Retype every line from the start of the data down to and including the line with "import plotly.graph_objects as go". Skip the pictures.
::::
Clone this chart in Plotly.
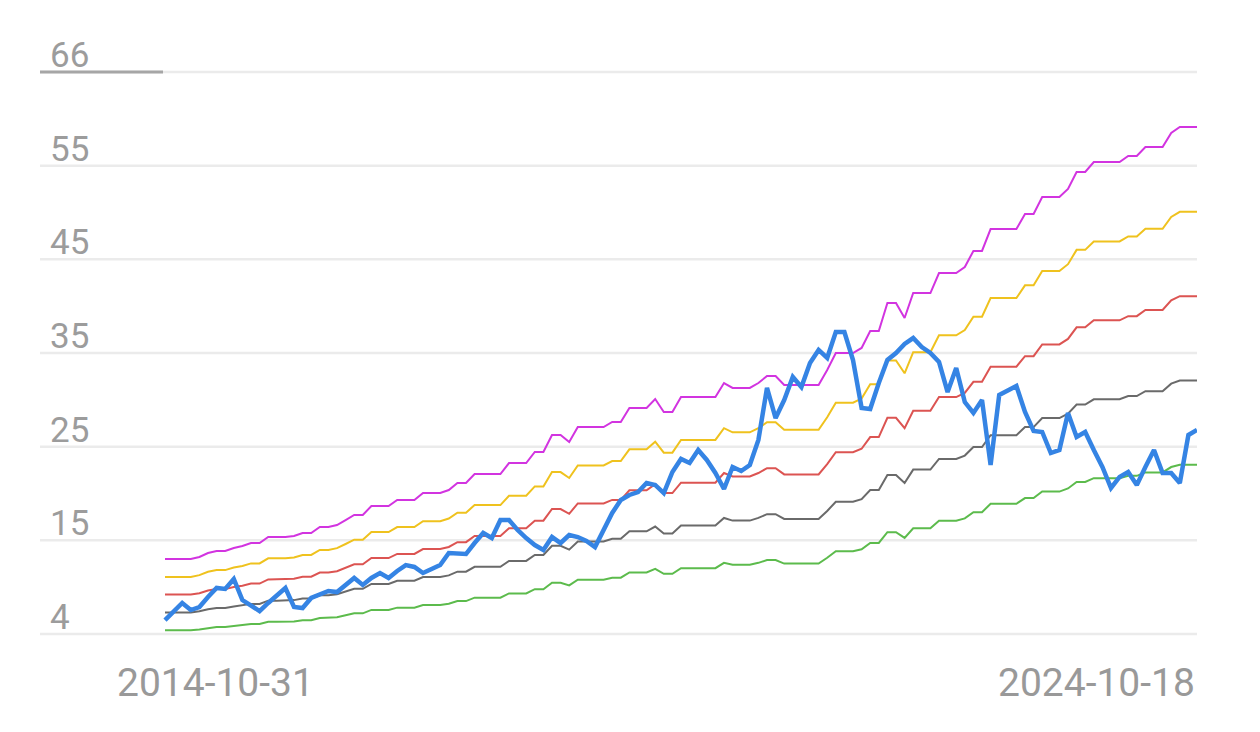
import pandas as pd
import plotly.graph_objects as go

# ---- data -------------------------------------------------------------
dates = [d.strftime("%Y-%m-%d") for d in pd.date_range("2014-10-31", periods=120, freq="ME")] + ["2024-10-18"]

pe = [5.92,6.90,7.78,7.01,7.34,8.43,9.41,9.30,10.39,8.10,
      7.56,6.90,7.78,8.54,9.41,7.34,7.23,8.32,8.65,9.08,
      8.97,9.74,10.50,9.74,10.50,11.04,10.50,11.26,11.91,11.70,
      11.04,11.48,11.91,13.22,13.22,13.11,14.31,15.40,14.85,16.81,
      16.81,15.73,14.85,14.09,13.55,14.96,14.31,15.18,14.96,14.53,
      13.87,15.73,17.58,18.99,19.54,19.86,20.84,20.63,19.75,22.04,
      23.46,23.02,24.44,23.35,21.93,20.19,22.59,22.15,22.80,25.53,
      31.19,27.92,29.88,32.39,31.30,33.91,35.33,34.46,37.29,37.29,
      34.24,29.01,28.90,31.73,34.24,35.00,35.98,36.63,35.65,35.00,
      34.02,30.75,33.37,29.66,28.47,29.88,22.80,30.43,30.97,31.41,
      28.58,26.51,26.40,24.11,24.44,28.47,25.85,26.40,24.44,22.59,
      20.30,21.50,22.04,20.63,22.59,24.44,21.93,21.93,20.84,26.07,
      26.62]

band_max = [12.57,12.57,12.57,12.57,12.79,13.22,13.44,13.44,13.77,13.98,
            14.31,14.31,14.96,14.96,14.96,15.07,15.40,15.40,16.05,16.05,
            16.27,16.81,17.36,17.36,18.34,18.34,18.34,18.99,18.99,18.99,
            19.75,19.75,19.75,20.08,20.84,20.84,21.82,21.82,21.82,21.82,
            23.02,23.02,23.02,24.22,24.22,26.07,26.07,25.31,26.94,26.94,
            26.94,26.94,27.49,27.49,29.01,29.01,29.01,29.99,28.58,28.58,
            30.21,30.21,30.21,30.21,30.21,31.73,31.19,31.19,31.19,31.73,
            32.50,32.50,31.52,31.52,31.52,31.52,31.52,33.15,35.00,35.00,
            35.00,35.55,37.40,37.40,40.45,40.45,38.81,41.53,41.53,41.53,
            43.71,43.71,43.71,44.37,46.11,46.11,48.50,48.50,48.50,48.50,
            50.14,50.14,51.99,51.99,51.99,52.86,54.71,54.71,55.80,55.80,
            55.80,55.80,56.45,56.45,57.43,57.43,57.43,58.96,59.61,59.61,
            59.61]

band_high = [10.62,10.62,10.62,10.62,10.81,11.17,11.36,11.36,11.64,11.81,
             12.09,12.09,12.64,12.64,12.64,12.73,13.01,13.01,13.56,13.56,
             13.75,14.20,14.67,14.67,15.50,15.50,15.50,16.05,16.05,16.05,
             16.69,16.69,16.69,16.97,17.61,17.61,18.44,18.44,18.44,18.44,
             19.45,19.45,19.45,20.47,20.47,22.03,22.03,21.39,22.76,22.76,
             22.76,22.76,23.23,23.23,24.51,24.51,24.51,25.34,24.15,24.15,
             25.53,25.53,25.53,25.53,25.53,26.81,26.36,26.36,26.36,26.81,
             27.46,27.46,26.63,26.63,26.63,26.63,26.63,28.01,29.58,29.58,
             29.58,30.04,31.60,31.60,34.18,34.18,32.79,35.09,35.09,35.09,
             36.93,36.93,36.93,37.49,38.96,38.96,40.98,40.98,40.98,40.98,
             42.37,42.37,43.93,43.93,43.93,44.67,46.23,46.23,47.15,47.15,
             47.15,47.15,47.70,47.70,48.53,48.53,48.53,49.82,50.37,50.37,
             50.37]

band_mid = [8.69,8.69,8.69,8.69,8.84,9.14,9.29,9.29,9.52,9.66,
            9.89,9.89,10.34,10.34,10.34,10.41,10.64,10.64,11.09,11.09,
            11.24,11.62,12.00,12.00,12.67,12.67,12.67,13.12,13.12,13.12,
            13.65,13.65,13.65,13.88,14.40,14.40,15.08,15.08,15.08,15.08,
            15.91,15.91,15.91,16.74,16.74,18.01,18.01,17.49,18.62,18.62,
            18.62,18.62,19.00,19.00,20.05,20.05,20.05,20.72,19.75,19.75,
            20.88,20.88,20.88,20.88,20.88,21.93,21.55,21.55,21.55,21.93,
            22.46,22.46,21.78,21.78,21.78,21.78,21.78,22.91,24.19,24.19,
            24.19,24.57,25.84,25.84,27.95,27.95,26.82,28.70,28.70,28.70,
            30.20,30.20,30.20,30.66,31.86,31.86,33.51,33.51,33.51,33.51,
            34.65,34.65,35.93,35.93,35.93,36.53,37.80,37.80,38.56,38.56,
            38.56,38.56,39.01,39.01,39.68,39.68,39.68,40.74,41.19,41.19,
            41.19]

band_low = [6.75,6.75,6.75,6.75,6.87,7.10,7.22,7.22,7.39,7.51,
            7.68,7.68,8.03,8.03,8.03,8.09,8.27,8.27,8.62,8.62,
            8.74,9.03,9.32,9.32,9.85,9.85,9.85,10.20,10.20,10.20,
            10.61,10.61,10.61,10.78,11.19,11.19,11.72,11.72,11.72,11.72,
            12.36,12.36,12.36,13.01,13.01,14.00,14.00,13.59,14.47,14.47,
            14.47,14.47,14.76,14.76,15.58,15.58,15.58,16.10,15.35,15.35,
            16.22,16.22,16.22,16.22,16.22,17.04,16.75,16.75,16.75,17.04,
            17.45,17.45,16.93,16.93,16.93,16.93,16.93,17.80,18.80,18.80,
            18.80,19.09,20.08,20.08,21.72,21.72,20.84,22.30,22.30,22.30,
            23.47,23.47,23.47,23.83,24.76,24.76,26.04,26.04,26.04,26.04,
            26.93,26.93,27.92,27.92,27.92,28.39,29.38,29.38,29.96,29.96,
            29.96,29.96,30.31,30.31,30.84,30.84,30.84,31.66,32.01,32.01,
            32.01]

band_min = [4.81,4.81,4.81,4.81,4.90,5.06,5.15,5.15,5.27,5.35,
            5.48,5.48,5.73,5.73,5.73,5.77,5.90,5.90,6.15,6.15,
            6.23,6.44,6.65,6.65,7.02,7.02,7.02,7.27,7.27,7.27,
            7.56,7.56,7.56,7.69,7.98,7.98,8.36,8.36,8.36,8.36,
            8.82,8.82,8.82,9.28,9.28,9.98,9.98,9.69,10.32,10.32,
            10.32,10.32,10.53,10.53,11.11,11.11,11.11,11.49,10.95,10.95,
            11.57,11.57,11.57,11.57,11.57,12.15,11.95,11.95,11.95,12.15,
            12.45,12.45,12.07,12.07,12.07,12.07,12.07,12.70,13.41,13.41,
            13.41,13.62,14.32,14.32,15.49,15.49,14.86,15.91,15.91,15.91,
            16.74,16.74,16.74,16.99,17.66,17.66,18.58,18.58,18.58,18.58,
            19.20,19.20,19.91,19.91,19.91,20.25,20.95,20.95,21.37,21.37,
            21.37,21.37,21.62,21.62,22.00,22.00,22.00,22.58,22.83,22.83,
            22.83]

y_min, y_max = 4.4, 65.6
y_tick_labels = ["4", "15", "25", "35", "45", "55", "66"]
x_tick_labels = [dates[0], dates[-1]]

# ---- figure -----------------------------------------------------------
W, H = 1260, 732
L, R, T, B = 40, 63, 72, 98
plot_w = W - L - R
n = len(dates)
step_px = (1197 - 165) / (n - 1)
x_lo = -(165 - L) / step_px

fig = go.Figure()
series = [
    (band_min, "#5cbb4c", 2),
    (band_low, "#6a6a6a", 2),
    (band_mid, "#dc5452", 2),
    (band_high, "#efc21e", 2),
    (band_max, "#d234e0", 2),
]
for vals, col, w in series:
    fig.add_trace(go.Scatter(x=dates, y=vals, mode="lines",
                             line=dict(color=col, width=w), hoverinfo="skip"))
fig.add_trace(go.Scatter(x=dates, y=pe, mode="lines",
                         line=dict(color="#3584e4", width=4.5)))

step = (y_max - y_min) / 6
tickvals = [y_min + i * step for i in range(7)]

fig.update_layout(
    width=W, height=H,
    margin=dict(l=L, r=R, t=T, b=B, pad=0),
    paper_bgcolor="white", plot_bgcolor="white",
    showlegend=False,
    font=dict(family="Roboto, sans-serif", color="#999999"),
    xaxis=dict(type="category", range=[x_lo, n - 1], showgrid=False,
               showticklabels=False, zeroline=False, showline=False, ticks=""),
    yaxis=dict(range=[y_min, y_max], showticklabels=False, showgrid=False,
               zeroline=False, showline=False, ticks=""),
)

# horizontal gridlines (drawn as shapes so the edge ones are kept)
for i in range(7):
    fig.add_shape(type="line", xref="paper", yref="paper", layer="below",
                  x0=0, x1=1, y0=i / 6, y1=i / 6,
                  line=dict(color="#ebebeb", width=2.5))

for v, lab in zip(tickvals, y_tick_labels):
    fig.add_annotation(x=0, xref="paper", xanchor="left", xshift=8,
                       y=v, yref="y", yanchor="bottom", yshift=-6,
                       text=lab, showarrow=False,
                       font=dict(size=35, color="#9c9c9c", family="Roboto, sans-serif"))

# darker stub on the top gridline under the top label
fig.add_shape(type="line", xref="paper", yref="paper", layer="above",
              x0=0, x1=(163 - L) / plot_w, y0=1, y1=1,
              line=dict(color="#a6a6a6", width=3))

fig.add_annotation(x=(215 - L) / plot_w, xref="paper", xanchor="center",
                   y=-0.087, yref="paper", yanchor="middle",
                   text=x_tick_labels[0], showarrow=False,
                   font=dict(size=39, color="#999999", family="Roboto, sans-serif"))
fig.add_annotation(x=1, xref="paper", xanchor="right", xshift=0,
                   y=-0.087, yref="paper", yanchor="middle",
                   text=x_tick_labels[1], showarrow=False,
                   font=dict(size=39, color="#999999", family="Roboto, sans-serif"))

fig.write_html("out.html", config={"displayModeBar": False},
               post_script="document.body.style.margin='0';")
::::
> OUTPUT FOR THIS TASK
Clone this chart in Plotly.
import pandas as pd
import plotly.graph_objects as go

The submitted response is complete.